[Begin GIVEN DATA]

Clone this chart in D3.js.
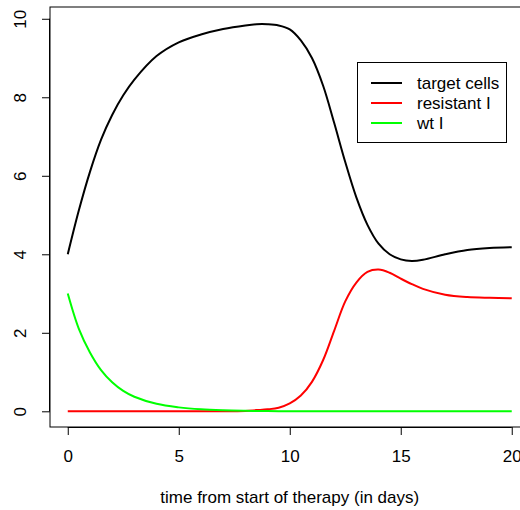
<!DOCTYPE html>
<html>
<head>
<meta charset="utf-8">
<script src="https://d3js.org/d3.v7.min.js"></script>
<style>
  body { margin: 0; background: #fff; }
  svg { display: block; font-family: "Liberation Sans", Arial, sans-serif; }
</style>
</head>
<body>
<svg id="chart"></svg>
<script>
// time points (days) and the three series
const time = [0, 0.5, 1, 1.5, 2, 2.5, 3, 4, 5, 6, 7, 8, 8.5, 9, 9.5, 10, 10.5, 11, 11.5, 12,
              12.5, 13, 13.5, 14, 14.5, 15, 15.5, 16, 17, 18, 19, 20];
const targetCells = [4.0, 5.12, 6.1, 6.92, 7.55, 8.05, 8.45, 9.05, 9.4, 9.6, 9.74, 9.83, 9.86, 9.86, 9.83, 9.73,
                     9.45, 9.0, 8.3, 7.35, 6.35, 5.45, 4.75, 4.27, 4.0, 3.87, 3.83, 3.86, 4.0, 4.11, 4.16, 4.18];
const resistantI = [0, 0, 0, 0, 0, 0, 0, 0, 0, 0, 0, 0.01, 0.03, 0.05, 0.09, 0.2,
                    0.4, 0.75, 1.3, 2.05, 2.8, 3.28, 3.55, 3.61, 3.53, 3.38, 3.24, 3.12, 2.97, 2.91, 2.89, 2.88];
const wtI = [3.0, 2.1, 1.5, 1.05, 0.74, 0.52, 0.37, 0.19, 0.1, 0.05, 0.025, 0.012, 0.008, 0.005, 0.003, 0,
             0, 0, 0, 0, 0, 0, 0, 0, 0, 0, 0, 0, 0, 0, 0, 0];

const seriesNames = ["target cells", "resistant I", "wt I"];
const seriesColors = ["#000000", "#ff0000", "#00ff00"];
const xTicks = [0, 5, 10, 15, 20];
const yTicks = [0, 2, 4, 6, 8, 10];

const width = 520, height = 510;
const plot = { left: 50, top: 7, right: 529.5, bottom: 427 };
const fontSize = 17;

const svg = d3.select("#chart").attr("width", width).attr("height", height);

const x = d3.scaleLinear().domain([-0.8, 20.8]).range([plot.left, plot.right]);
const y = d3.scaleLinear().domain([-0.4, 10.3]).range([plot.bottom, plot.top]);

// curves, drawn in the same order as the legend
const series = [targetCells, resistantI, wtI];
const line = d3.line()
    .x((d, i) => x(time[i]))
    .y(d => y(d))
    .curve(d3.curveCatmullRom.alpha(0.5));

series.forEach(function (vals, k) {
    svg.append("path")
        .datum(vals)
        .attr("d", line)
        .attr("fill", "none")
        .attr("stroke", seriesColors[k])
        .attr("stroke-width", 2);
});

// frame
svg.append("rect")
    .attr("x", plot.left)
    .attr("y", plot.top)
    .attr("width", plot.right - plot.left)
    .attr("height", plot.bottom - plot.top)
    .attr("fill", "none")
    .attr("stroke", "#000")
    .attr("stroke-width", 1);

// x axis
const xAxis = d3.axisBottom(x).tickValues(xTicks).tickSize(8).tickPadding(15).tickSizeOuter(0);
const gx = svg.append("g").attr("transform", `translate(0,${plot.bottom})`).call(xAxis);
gx.select(".domain").attr("d", `M${x(0)},0.5H${x(20)}`);
gx.selectAll("text").attr("font-size", fontSize).attr("font-family", "Liberation Sans, Arial, sans-serif").attr("fill", "#000");

// y axis, labels rotated like R's default
const yAxis = d3.axisLeft(y).tickValues(yTicks).tickSize(8).tickPadding(0).tickSizeOuter(0);
const gy = svg.append("g").attr("transform", `translate(${plot.left},0)`).call(yAxis);
gy.select(".domain").attr("d", `M-0.5,${y(0)}V${y(10)}`);
gy.selectAll("text")
    .attr("font-size", fontSize)
    .attr("font-family", "Liberation Sans, Arial, sans-serif")
    .attr("fill", "#000")
    .attr("text-anchor", "middle")
    .attr("x", 0)
    .attr("dy", 0)
    .attr("transform", "translate(-24,0) rotate(-90)");

// axis title
svg.append("text")
    .attr("x", (plot.left + plot.right) / 2)
    .attr("y", 503)
    .attr("text-anchor", "middle")
    .attr("font-size", fontSize)
    .text("time from start of therapy (in days)");

// legend
const legend = svg.append("g");
legend.append("rect")
    .attr("x", 357.5).attr("y", 62.5)
    .attr("width", 149).attr("height", 80)
    .attr("fill", "#fff").attr("stroke", "#000");
seriesNames.forEach(function (name, i) {
    const ly = 83 + i * 20;
    legend.append("line")
        .attr("x1", 371).attr("x2", 402)
        .attr("y1", ly).attr("y2", ly)
        .attr("stroke", seriesColors[i]).attr("stroke-width", 2);
    legend.append("text")
        .attr("x", 417).attr("y", ly + 6)
        .attr("font-size", fontSize)
        .text(name);
});
</script>
</body>
</html>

[End GIVEN DATA]

● **OBJECTIVE**: List all lines where "chart" occurs.

● **RESPONSE FOR THIS EXERCISE**:
Clone this chart in D3.js.
<svg id="chart"></svg>
const svg = d3.select("#chart").attr("width", width).attr("height", height);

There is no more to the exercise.